Trade ideas (conservative to aggressive)

Conservative

  • Spot holders: scale out 10–30% into rallies above $92k and redeploy at lower prices or into stablecoin yields on platforms like Bitlet.app if you prefer capital preservation while waiting for a clearer trend.
  • Protection: buy 1–3 month puts around current implied vols to cap tail risk; fund via sold OTM call spreads if you accept a capped upside.

Balanced

  • Pair trade: go long spot (reduced size) and short near‑dated futures to capture basis normalization; this hedges some downside while keeping exposure to funding reversion.
  • Options spread: buy a put spread (e.g., buy 0.9 delta put, sell 0.75 delta put) to create a cost‑efficient hedge with defined risk.

Aggressive

  • Volatility swing: buy straddles or long gamma around expected macro prints (e.g., policy announcements), but keep strict size limits — long vega is expensive and time‑decays quickly.
  • Directional short: sell a smaller size of deep OTM calls if you believe upside is capped near prior highs, funded with short‑dated put spreads — high risk and requires tight monitoring.

Checklist before adjusting positions

  • Has funding or basis widened materially? If yes, reduce leverage.
  • Are large options expiries or strike clusters coming up at key levels? If yes, expect potential magnet/stop runs.
  • Has open interest dropped or spiked? Spikes with large one‑sided flow suggest forced re‑risking; drops suggest liquidity is leaving.
  • Is the macro newsflow stable?
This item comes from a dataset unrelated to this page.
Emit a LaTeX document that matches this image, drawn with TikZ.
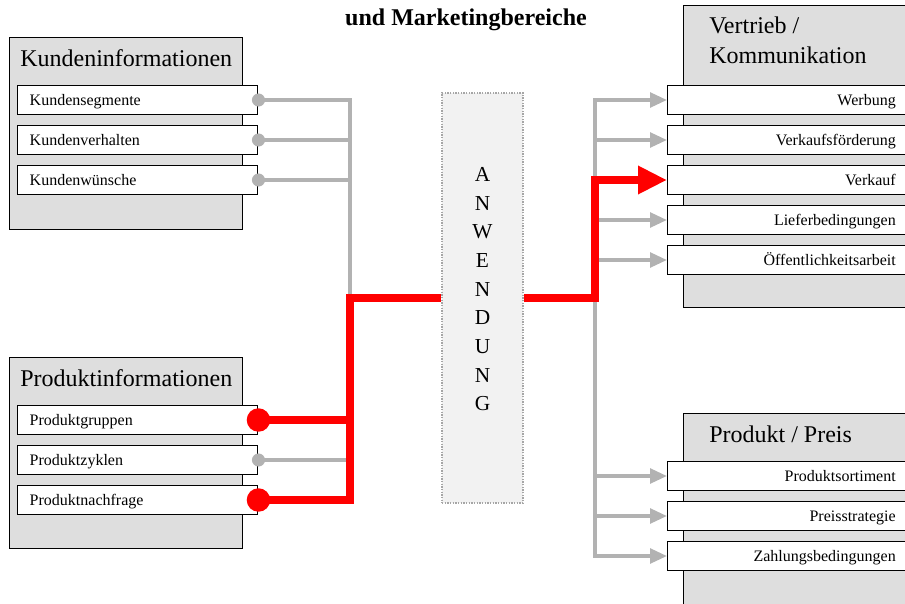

Any surprising Fed commentary or market liquidity indicators? Macro shocks validate shifting to more defensive stances.

Final takeaways

The 15% move from $98k to low $80ks wasn’t a single‑factor event. It was the product of tighter dollar liquidity (as argued by Arthur Hayes), nervousness around Fed‑chair chatter and a rapid deleveraging amplified by options and futures plumbing. $84k and $75k are the near‑term technical anchors traders should watch; position sizing, defined hedges and disciplined execution matter far more than picking the exact bottom.

For those reallocating risk, consider the trade ideas above and keep execution conservative until funding and open interest stabilize. If you use platforms for installment or margin services, check liquidity and margin schedules — and remember that in stressed conditions spreads widen and execution can be materially worse than during calm markets.